Jamie-Lea Marshall née Jamie-Lea Winch

Personal information
- Nationality: British (English)
- Born: 18 October 1990 (age 35) Northampton, England

Sport
- Club: Kingscroft BC

Medal record
Representing England
World Outdoor Championships
| Silver medal – second place | 2016 Christchurch | fours |
| Gold medal – first place | 2023 Gold Coast | fours |
| Silver medal – second place | 2023 Gold Coast | team |
Commonwealth Games
| Silver medal – second place | 2014 Glasgow | pairs |
| Bronze medal – third place | 2010 Delhi | triples |
| Gold medal – first place | 2022 Birmingham | triples |
Atlantic Bowls Championships
| Silver medal – second place | 2015 Paphos | triples |
| Bronze medal – third place | 2015 Paphos | fours |
| Gold medal – first place | 2019 Cardiff | triples |
European Championships
| Silver medal – second place | 2013 Jersey | pairs |
| Gold medal – first place | 2013 Jersey | mixed four |
| Gold medal – first place | 2013 Jersey | team |
| Gold medal – first place | 2017 Jersey | pairs |

= Jamie-Lea Winch =

British lawn bowler (born 1990)

Jamie-Lea Marshall (née Jamie-Lea Winch) (born 18 October 1990) is an English international lawn bowler.

==Bowls career==
Jamie competed for England in the women's pairs at the 2014 Commonwealth Games where she won a silver medal with Natalie Melmore.

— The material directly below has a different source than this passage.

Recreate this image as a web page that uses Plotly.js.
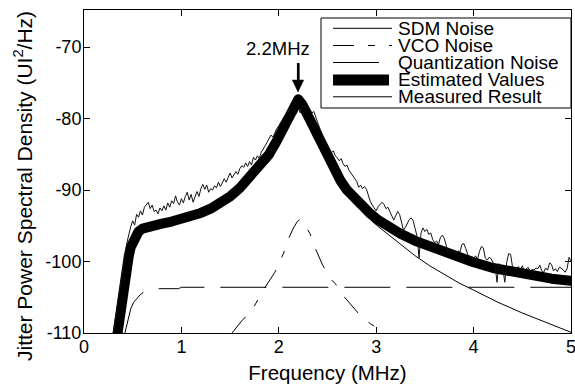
<!DOCTYPE html>
<html>
<head>
<meta charset="utf-8">
<script src="https://cdn.plot.ly/plotly-3.0.1.min.js"></script>
<style>
html,body{margin:0;padding:0;background:#fff;}
#chart{width:575px;height:392px;}
.scatterlayer .js-line{stroke-linejoin:round !important;}
.scatterlayer .trace:nth-of-type(4) .js-line{stroke-linecap:round !important;}
</style>
</head>
<body>
<div id="chart"></div>
<script>
// ---- data ----
const estF = [0.345,0.36,0.375,0.39,0.405,0.42,0.44,0.46,0.48,0.50,0.53,0.56,0.60,0.66,0.72,0.80,0.90,1.00,1.10,1.20,1.30,1.40,1.50,1.60,1.70,1.80,1.90,1.98,2.04,2.08,2.12,2.16,2.20,2.24,2.28,2.32,2.38,2.43,2.48,2.53,2.58,2.63,2.70,2.77,2.85,2.94,3.02,3.11,3.25,3.40,3.60,3.80,4.00,4.20,4.40,4.60,4.80,5.00];
const estV = [-110,-108.2,-106.8,-105.6,-104.0,-102.3,-100.6,-99.2,-98.0,-97.2,-96.3,-95.8,-95.4,-95.1,-94.9,-94.7,-94.4,-94.1,-93.7,-93.2,-92.6,-91.8,-90.9,-89.7,-88.3,-86.8,-85.0,-83.1,-81.4,-80.2,-79.1,-78.1,-77.3,-78.0,-79.1,-80.2,-81.9,-83.3,-84.8,-86.1,-87.4,-88.6,-90.0,-91.1,-92.2,-93.3,-94.2,-95.0,-96.1,-97.1,-98.2,-99.2,-100.1,-100.9,-101.5,-102.0,-102.4,-102.7];

const sdmF = [0.345,0.36,0.375,0.39,0.405,0.42,0.44,0.46,0.48,0.50,0.53,0.56,0.60,0.66,0.72,0.80,0.90,1.00,1.10,1.20,1.30,1.40,1.50,1.60,1.70,1.80,1.90,1.98,2.04,2.08,2.12,2.16,2.20,2.24,2.28,2.32,2.38,2.43,2.48,2.53,2.58,2.63,2.70,2.77,2.85,2.94,3.02,3.11,3.25,3.40,3.55,3.70,3.85,4.00,4.25,4.50,4.75,5.00];
const sdmV = [-110.4,-108.5,-107.1,-105.9,-104.4,-102.7,-101.0,-99.6,-98.5,-97.7,-96.8,-96.3,-95.9,-95.6,-95.4,-95.2,-94.9,-94.6,-94.2,-93.6,-93.0,-92.2,-91.2,-90.0,-88.6,-87.0,-85.2,-83.3,-81.6,-80.4,-79.3,-78.3,-77.5,-78.2,-79.3,-80.4,-82.1,-83.6,-85.1,-86.5,-87.8,-89.0,-90.5,-91.7,-92.9,-94.1,-95.1,-96.1,-97.6,-99.2,-100.6,-101.8,-103.0,-104.0,-105.7,-107.2,-108.6,-109.9];

const quantF = [0.42,0.44,0.46,0.48,0.51,0.55,0.58,0.62,0.68,0.75,0.85,0.97,1.00,1.50,2.00,2.50,3.00,3.50,4.00,4.50,5.00];
const quantV = [-110,-108.8,-107.6,-106.6,-105.7,-105.0,-104.6,-104.2,-103.9,-103.8,-103.8,-103.8,-103.6,-103.6,-103.6,-103.6,-103.6,-103.6,-103.6,-103.6,-103.6];

const vcoF = [1.52,1.62,1.73,1.84,1.96,2.05,2.10,2.15,2.19,2.22,2.25,2.28,2.32,2.37,2.45,2.53,2.58,2.67,2.82,2.94,3.01,3.06];
const vcoV = [-110,-108.3,-106.7,-104.0,-101.5,-98.8,-96.8,-95.3,-94.4,-94.1,-94.4,-95.2,-96.1,-98.0,-100.5,-102.4,-103.1,-104.9,-107.3,-108.7,-109.3,-110];

const measF = [0.30,0.32,0.34,0.36,0.38,0.40,0.42,0.44,0.46,0.48,0.50,0.52,0.54,0.56,0.58,0.60,0.62,0.64,0.66,0.68,0.70,0.72,0.74,0.76,0.78,0.80,0.82,0.84,0.86,0.88,0.90,0.92,0.94,0.96,0.98,1.00,1.02,1.04,1.06,1.08,1.10,1.12,1.14,1.16,1.18,1.20,1.22,1.24,1.26,1.28,1.30,1.32,1.34,1.36,1.38,1.40,1.42,1.44,1.46,1.48,1.50,1.52,1.54,1.56,1.58,1.60,1.62,1.64,1.66,1.68,1.70,1.72,1.74,1.76,1.78,1.80,1.82,1.84,1.86,1.88,1.90,1.92,1.94,1.96,1.98,2.00,2.02,2.04,2.06,2.08,2.10,2.12,2.14,2.16,2.18,2.20,2.22,2.24,2.26,2.28,2.30,2.32,2.34,2.36,2.38,2.40,2.42,2.44,2.46,2.48,2.50,2.52,2.54,2.56,2.58,2.60,2.62,2.64,2.66,2.68,2.70,2.72,2.74,2.76,2.78,2.80,2.82,2.84,2.86,2.88,2.90,2.92,2.94,2.96,2.98,3.00,3.02,3.04,3.06,3.08,3.10,3.12,3.14,3.16,3.18,3.20,3.22,3.24,3.26,3.28,3.30,3.32,3.34,3.36,3.38,3.40,3.42,3.44,3.46,3.48,3.50,3.52,3.54,3.56,3.58,3.60,3.62,3.64,3.66,3.68,3.70,3.72,3.74,3.76,3.78,3.80,3.82,3.84,3.86,3.88,3.90,3.92,3.94,3.96,3.98,4.00,4.02,4.04,4.06,4.08,4.10,4.12,4.14,4.16,4.18,4.20,4.22,4.24,4.26,4.28,4.30,4.32,4.34,4.36,4.38,4.40,4.42,4.44,4.46,4.48,4.50,4.52,4.54,4.56,4.58,4.60,4.62,4.64,4.66,4.68,4.70,4.72,4.74,4.76,4.78,4.80,4.82,4.84,4.86,4.88,4.90,4.92,4.94,4.96,4.98,5.00];
const measV = [-110,-108.3,-106.6,-104.9,-103.1,-101.3,-99.2,-97.4,-96.0,-95.1,-94.3,-94.9,-93.4,-93.8,-92.9,-93.5,-92.4,-92.0,-91.7,-92.6,-92.1,-93.0,-92.8,-93.3,-92.5,-92.9,-92.2,-92.8,-91.8,-92.4,-91.5,-91.9,-90.8,-91.7,-92.1,-91.2,-91.8,-90.9,-90.3,-91.4,-90.6,-91.7,-90.8,-90.2,-90.9,-89.8,-89.2,-89.9,-89.3,-90.3,-89.8,-90.0,-89.4,-89.7,-88.9,-89.5,-89.0,-88.4,-88.9,-88.1,-87.6,-88.3,-87.9,-87.4,-87.8,-87.0,-86.6,-86.8,-86.2,-86.7,-86.0,-86.5,-85.4,-85.8,-85.2,-85.6,-84.7,-84.3,-83.8,-83.3,-82.7,-82.3,-82.6,-81.9,-81.4,-81.0,-80.5,-80.1,-79.6,-79.4,-78.9,-78.6,-78.3,-78.9,-79.3,-78.6,-79.2,-78.4,-78.1,-78.6,-78.3,-78.7,-79.2,-79.0,-79.9,-80.6,-81.3,-82.0,-82.6,-83.5,-83.9,-84.3,-84.8,-84.5,-85.2,-85.5,-85.9,-85.6,-86.3,-86.7,-86.5,-87.2,-87.6,-87.9,-88.3,-88.8,-89.6,-89.3,-89.8,-89.5,-89.9,-90.8,-91.6,-92.1,-92.5,-92.9,-92.3,-92.0,-91.7,-92.0,-92.6,-92.4,-93.0,-93.5,-94.2,-93.6,-93.0,-93.4,-94.6,-95.6,-95.2,-94.6,-94.1,-93.9,-94.3,-95.4,-96.5,-99.5,-96.0,-95.3,-95.8,-95.5,-96.2,-96.0,-96.9,-97.4,-97.1,-97.6,-96.6,-96.3,-96.8,-97.8,-98.8,-98.3,-98.6,-98.4,-98.9,-98.5,-98.7,-97.6,-97.5,-98.2,-99.0,-99.3,-99.5,-99.6,-99.2,-99.7,-98.6,-97.9,-98.1,-99.5,-99.8,-99.4,-99.6,-100.2,-100.4,-102.9,-100.3,-100.6,-100.9,-102.9,-100.1,-98.9,-99.0,-100.8,-101.1,-101.0,-100.7,-101.2,-100.6,-101.3,-101.0,-100.8,-101.4,-101.1,-101.2,-100.9,-101.0,-100.5,-101.3,-101.5,-100.9,-101.2,-100.2,-100.4,-101.3,-101.0,-101.4,-100.8,-100.9,-101.2,-101.5,-101.0,-99.4,-100.0];

const xTicks = [0,1,2,3,4,5];
const yTicks = [-110,-100,-90,-80,-70];
const yTickText = ['-110','-100','-90','-80','-70'];
const seriesNames = ['SDM Noise','VCO Noise','Quantization Noise','Estimated Values','Measured Result'];
const peakFreq = 2.2;          // marked resonance (MHz)
const peakLabel = '2.2MHz';

// ---- styling ----
const FONT = 'Liberation Sans, Arial, Helvetica, sans-serif';
const W = 575, H = 392, ML = 84, MR = 4, MT = 10, MB = 59;
const PW = W - ML - MR, PH = H - MT - MB;
const px2x = p => (p - ML) / PW;      // paper coords helpers (legend box / titles)
const py2y = p => (H - MB - p) / PH;

const traces = [
  {x: sdmF, y: sdmV, name: seriesNames[0], mode: 'lines', line: {color: '#000', width: 1}},
  {x: vcoF, y: vcoV, name: seriesNames[1], mode: 'lines', line: {color: '#000', width: 1, dash: '21px,14px,7px,14px'}},
  {x: quantF, y: quantV, name: seriesNames[2], mode: 'lines', line: {color: '#000', width: 1, dash: '46px,16px'}},
  {x: estF, y: estV, name: seriesNames[3], mode: 'lines', line: {color: '#000', width: 10}},
  {x: measF, y: measV, name: seriesNames[4], mode: 'lines', line: {color: '#111', width: 1}}
];

// custom boxed legend (as in the reference)
const legRows = [28.3, 45.5, 62.5, 80, 96.8];
const legDash = ['solid', '21px,14px,7px,14px', '46px,16px', 'solid', 'solid'];
const legWidth = [1, 1, 1, 11, 1];
const shapes = [{
  type: 'rect', xref: 'paper', yref: 'paper', layer: 'above',
  x0: px2x(321), x1: px2x(571), y0: py2y(108), y1: py2y(18),
  line: {color: '#000', width: 1}, fillcolor: '#fff'
}];
const annotations = [];
seriesNames.forEach((n, i) => {
  shapes.push({type: 'line', xref: 'paper', yref: 'paper', layer: 'above',
    x0: px2x(333), x1: px2x(i === 3 ? 389 : 392), y0: py2y(legRows[i]), y1: py2y(legRows[i]),
    line: {color: '#000', width: legWidth[i], dash: legDash[i]}});
  annotations.push({xref: 'paper', yref: 'paper', x: px2x(396), y: py2y(legRows[i]),
    xanchor: 'left', yanchor: 'middle', text: n, showarrow: false,
    font: {family: FONT, size: 19, color: '#000'}});
});
// arrow pointing at the peak: shaft + filled head (x in data units, y in paper)
shapes.push({type: 'line', xref: 'x', yref: 'paper', layer: 'above',
  x0: peakFreq, x1: peakFreq, y0: py2y(63), y1: py2y(81),
  line: {color: '#000', width: 2.7}});
shapes.push({type: 'path', xref: 'paper', yref: 'paper', layer: 'above',
  path: 'M ' + px2x(292.3) + ',' + py2y(80) + ' L ' + px2x(303.7) + ',' + py2y(80) +
        ' L ' + px2x(298) + ',' + py2y(92) + ' Z',
  fillcolor: '#000', line: {color: '#000', width: 0.5}});
// 2.2 MHz label
annotations.push({x: 1.992, y: -70.2, xref: 'x', yref: 'y', text: peakLabel, showarrow: false,
  xanchor: 'center', yanchor: 'middle', font: {family: FONT, size: 18.5, color: '#000'}});
// y-axis title
annotations.push({xref: 'paper', yref: 'paper', x: px2x(23), y: py2y(186), textangle: -90,
  xanchor: 'center', yanchor: 'middle', showarrow: false,
  text: 'Jitter Power Spectral Density (UI<sup>2</sup>/Hz)',
  font: {family: FONT, size: 21, color: '#000'}});

const layout = {
  width: W, height: H,
  margin: {l: ML, r: MR, t: MT, b: MB, pad: 0},
  paper_bgcolor: '#fff', plot_bgcolor: '#fff',
  showlegend: false,
  font: {family: FONT, color: '#000'},
  xaxis: {
    range: [0, 5], tickmode: 'array', tickvals: xTicks, ticktext: xTicks.map(String),
    ticks: 'inside', ticklen: 6, tickwidth: 1, tickcolor: '#000',
    showline: true, linecolor: '#000', linewidth: 1, mirror: 'ticks',
    showgrid: false, zeroline: false, ticklabeloverflow: 'allow', ticklabelstandoff: -3,
    tickfont: {family: FONT, size: 18, color: '#000'},
    title: {text: 'Frequency (MHz)', font: {family: FONT, size: 20.5, color: '#000'}, standoff: 10}
  },
  yaxis: {
    range: [-110, -64.8], tickmode: 'array', tickvals: yTicks, ticktext: yTickText,
    ticks: 'inside', ticklen: 6, tickwidth: 1, tickcolor: '#000',
    showline: true, linecolor: '#000', linewidth: 1, mirror: 'ticks',
    showgrid: false, zeroline: false, ticklabelstandoff: -2,
    tickfont: {family: FONT, size: 18, color: '#000'}
  },
  shapes: shapes,
  annotations: annotations
};

Plotly.newPlot('chart', traces, layout, {displayModeBar: false, staticPlot: true});
</script>
</body>
</html>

In 2015 she won the triples silver medal and fours bronze medal at the Atlantic Bowls Championships and in 2016, she was part of the fours team with Rebecca Wigfield, Wendy King and Ellen Falkner who won the silver medal at the 2016 World Outdoor Bowls Championship in Christchurch.

She has won four National Championships including the singles in 2019. Also during 2019 she won the triples gold medal at the Atlantic Bowls Championships.

In 2022, she competed in the women's triples and the Women's fours at the 2022 Commonwealth Games. She won the gold medal in the triples with Sian Honnor and Natalie Chestney.

In 2023, she was selected as part of the team to represent England at the 2023 World Outdoor Bowls Championship. She participated in the women's triples and the women's fours events. In the fours, her team won the gold medal defeating Australia in the final.